Apexcarver wrote: Hey Joe, does the rollbar you are going to use have bars that come down across the doors at all? Can it? If it can, it might be a good way to retain safety and add a bit more torsional rigidity. (and you can then use the beamless doors without worry) Every bit still helps in a crash, but its how comfortable you are with the risk. (and knowing how people drive around here...)

It doesn't now, but could (see bottom of page 4). Adding forward bars would stiffen up the middle part of the frame. A TR6 is narrow enough that my arm and shoulder are brushing the door, so the forward bar would either need to be below the seat cushion or push into the door. That, and the added weight would be about the same as the door beams. If this were 100% an autocross car, I'd go with the reduced weight. But you're right, you need all the protection you can get in a car around here. I plan on driving the hell out of this car when it's done.

JoeTR6
JoeTR6 Reader
1/8/16 9:26 a.m.

I just experienced one of the joys of taking on someone else's uncompleted project. I bought this TR6 as a pile of parts. There are some things missing, but also a lot of duplication since there was a mix of (at least) two different cars. One side of the front suspension was cleaned and powder coated by the previous owner, but the vertical link and trunnion were missing. I tore down three front suspension assemblies, and somehow ended up with all left-hand side parts. The previously powder coated parts were also from the left side (based upon the brake mounting). Somehow, one of the steering arms in the resulting pile of parts was for the right-hand side, but none of the other side-specific parts (vertical link, trunnion, brake mounting plate) were there. Maybe one of the assemblies had the wrong vertical link, but that would really screw with caster angle. I hate mysteries.

There was only one more assembly that I hadn't touched, and that turned out to be the right side. Fortunately, the parts I needed were in good shape. I now have 3 spare left front suspensions and 0 right.

JoeTR6
JoeTR6 HalfDork
1/10/16 8:44 p.m.

The box of right side front suspension parts turned up today. It was in a box that I hadn't opened since buying the car buried under some body panels. It even had the contents clearly marked on top, so I only have myself to blame for losing it.

The stub axle was, er, protected. Unfortunately, the trunnion is toast.

I managed to pull apart the J-Type overdrive and fix an internal issue.
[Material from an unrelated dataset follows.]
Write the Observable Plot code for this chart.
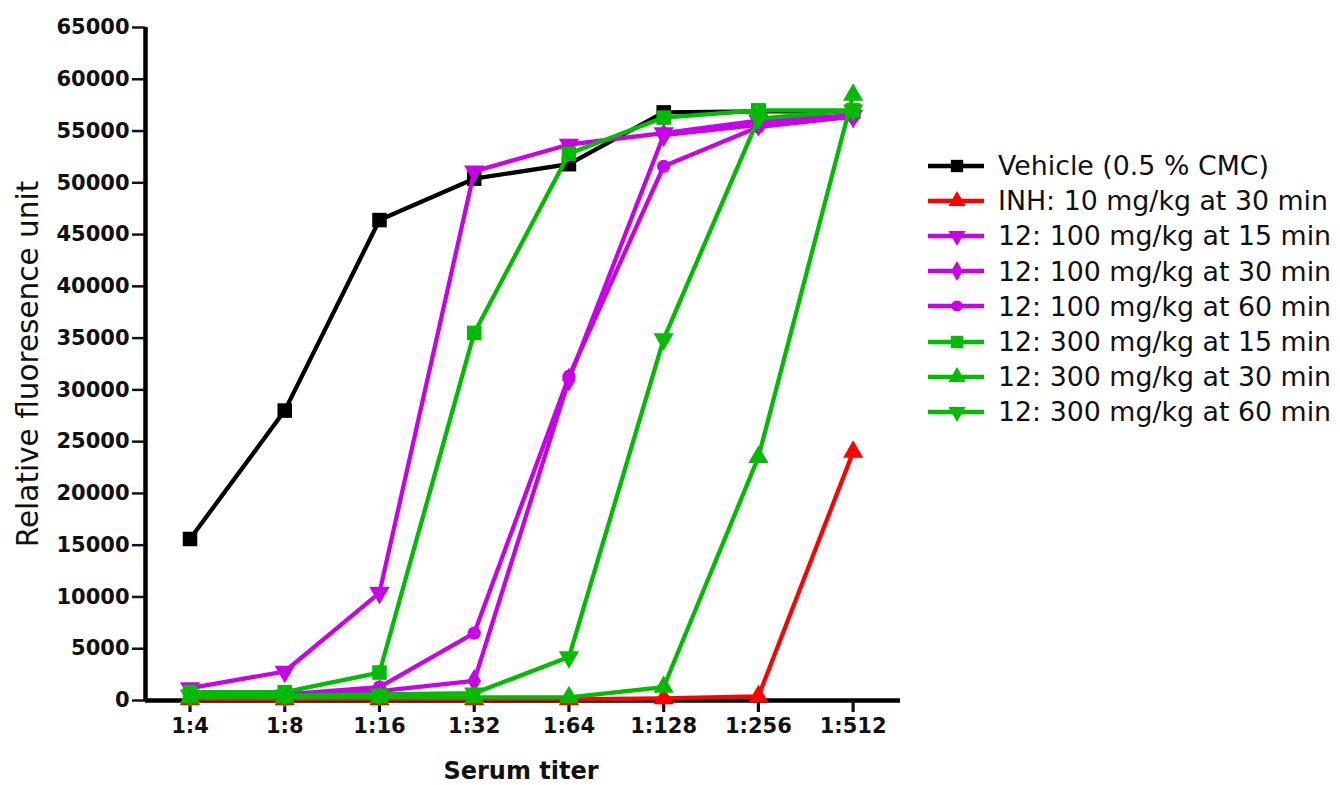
<!DOCTYPE html>
<html>
<head>
<meta charset="utf-8">
<script src="https://cdn.jsdelivr.net/npm/d3@7"></script>
<script src="https://cdn.jsdelivr.net/npm/@observablehq/plot@0.6"></script>
<style>
  body { margin: 0; background: #fff; }
  #wrap { position: relative; width: 1340px; height: 785px; overflow: hidden; font-family: "DejaVu Sans", sans-serif; color: #111; }
  #chart { position: absolute; left: 0; top: 0; }
  .ylab { position: absolute; left: 28px; top: 364px; transform: translate(-50%, -50%) rotate(-90deg); font-size: 29.5px; white-space: nowrap; }
  .xlab { position: absolute; left: 521px; top: 771px; transform: translate(-50%, -50%); font-size: 24px; font-weight: bold; white-space: nowrap; }
  #legend { position: absolute; left: 926px; top: 148px; }
  .row { height: 35.2px; display: flex; align-items: center; font-size: 26.8px; white-space: nowrap; }
  .row svg { margin-right: 12px; }
</style>
</head>
<body>
<div id="wrap">
  <div id="chart"></div>
  <div class="ylab">Relative fluoresence unit</div>
  <div class="xlab">Serum titer</div>
  <div id="legend"></div>
</div>
<script>
const titers = ["1:4", "1:8", "1:16", "1:32", "1:64", "1:128", "1:256", "1:512"];
const yTicks = [0, 5000, 10000, 15000, 20000, 25000, 30000, 35000, 40000, 45000, 50000, 55000, 60000, 65000];

const vehicle   = [15600, 28000, 46400, 50400, 51800, 56800, 56900, 56900];
const inh10_30  = [100, 100, 100, 100, 100, 200, 400, 24000];
const c100_15   = [1200, 2800, 10400, 51100, 53700, 54800, 56000, 56500];
const c100_30   = [500, 400, 900, 1900, 31000, 54600, 55600, 56400];
const c100_60   = [700, 600, 1300, 6500, 31300, 51600, 55400, 56400];
const c300_15   = [800, 800, 2700, 35500, 52800, 56300, 57000, 57000];
const c300_30   = [300, 300, 300, 300, 300, 1300, 23500, 58500];
const c300_60   = [500, 500, 600, 700, 4200, 34900, 56200, 57000];

const names = [
  "Vehicle (0.5 % CMC)",
  "INH: 10 mg/kg at 30 min",
  "12: 100 mg/kg at 15 min",
  "12: 100 mg/kg at 30 min",
  "12: 100 mg/kg at 60 min",
  "12: 300 mg/kg at 15 min",
  "12: 300 mg/kg at 30 min",
  "12: 300 mg/kg at 60 min"
];
const BLACK = "#000000", RED = "#ff0000", MAG = "#c800e8", GRN = "#00bb00";

const series = [
  {name: names[0], values: vehicle,  color: BLACK, symbol: "square",   rotate: 0,   r: 8.2},
  {name: names[1], values: inh10_30, color: RED,   symbol: "triangle", rotate: 0,   r: 7.5},
  {name: names[2], values: c100_15,  color: MAG,   symbol: "triangle", rotate: 180, r: 7.5},
  {name: names[3], values: c100_30,  color: MAG,   symbol: "diamond",  rotate: 0,   r: 7.2},
  {name: names[4], values: c100_60,  color: MAG,   symbol: "circle",   rotate: 0,   r: 6.6},
  {name: names[5], values: c300_15,  color: GRN,   symbol: "square",   rotate: 0,   r: 8.2},
  {name: names[6], values: c300_30,  color: GRN,   symbol: "triangle", rotate: 0,   r: 7.5},
  {name: names[7], values: c300_60,  color: GRN,   symbol: "triangle", rotate: 180, r: 7.5}
];

const xDomain = [-0.47, titers.length - 0.5];
const yDomain = [yTicks[0], yTicks[yTicks.length - 1]];

const marks = [];
marks.push(Plot.ruleY([yDomain[0]], {stroke: "#000", strokeWidth: 4.5}));
marks.push(Plot.ruleX([xDomain[0]], {y1: yDomain[0], y2: yDomain[1], stroke: "#000", strokeWidth: 4.5}));
marks.push(Plot.axisY({ticks: yTicks, tickFormat: d => String(d), tickSize: 13, tickPadding: 3,
  fontSize: 21, fontWeight: "bold", strokeWidth: 2.5, label: null, fill: "#111"}));
marks.push(Plot.axisX({ticks: d3.range(titers.length), tickFormat: i => titers[i], tickSize: 12, tickPadding: 6,
  fontSize: 21, fontWeight: "bold", strokeWidth: 3.2, label: null, fill: "#111"}));

for (const s of series) {
  const rows = s.values.map((v, i) => ({i, v}));
  marks.push(Plot.line(rows, {x: "i", y: "v", stroke: s.color, strokeWidth: 4.3}));
  marks.push(Plot.dot(rows, {x: "i", y: "v", symbol: s.symbol, fill: s.color, stroke: "none", r: s.r, rotate: s.rotate}));
}

const chart = Plot.plot({
  width: 900,
  height: 785,
  marginLeft: 145,
  marginRight: 0,
  marginTop: 27,
  marginBottom: 85,
  style: {fontFamily: "DejaVu Sans", background: "#fff", overflow: "visible"},
  x: {type: "linear", domain: xDomain, axis: null},
  y: {type: "linear", domain: yDomain, axis: null},
  symbol: {type: "identity"},
  marks
});
document.getElementById("chart").appendChild(chart);

const symTypes = {square: d3.symbolSquare, triangle: d3.symbolTriangle, diamond: d3.symbolDiamond, circle: d3.symbolCircle};
const legend = d3.select("#legend");
for (const s of series) {
  const row = legend.append("div").attr("class", "row");
  const svg = row.append("svg").attr("width", 60).attr("height", 30);
  svg.append("line").attr("x1", 2).attr("x2", 58).attr("y1", 15).attr("y2", 15)
    .attr("stroke", s.color).attr("stroke-width", 4.5);
  const size = Math.PI * (s.r * 0.85) ** 2;
  svg.append("path").attr("d", d3.symbol(symTypes[s.symbol], size)())
    .attr("transform", `translate(31,15) rotate(${s.rotate})`).attr("fill", s.color);
  row.append("span").text(s.name);
}
</script>
</body>
</html>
The circlip that holds the unidirectional clutch in place had popped loose and the thrust washer behind it fell out of it's indentation. I replaced the rear oil seal, checked the bearings, checked the clutch linings and cleaned all of the mating surfaces.

I couldn't put it back together for lack of a large piece of gasket paper (and nobody open on a Sunday had any). It seems like it's getting much harder to find simple stuff like this locally. I just made a large nuts/bolts/washers order from McMaster-Carr because all of the local real hardware stores have gone out of business.

Jerry From LA
Jerry From LA Dork
1/12/16 12:28 a.m.

Check old mom-and-pop hardware stores for gasket material. They usually have a piece of two floating around. They're also the last reliable local source for crocus cloth.

JoeTR6
JoeTR6 Reader
1/14/16 9:47 p.m.
Jerry From LA wrote: Check old mom-and-pop hardware stores for gasket material. They usually have a piece of two floating around. They're also the last reliable local source for crocus cloth.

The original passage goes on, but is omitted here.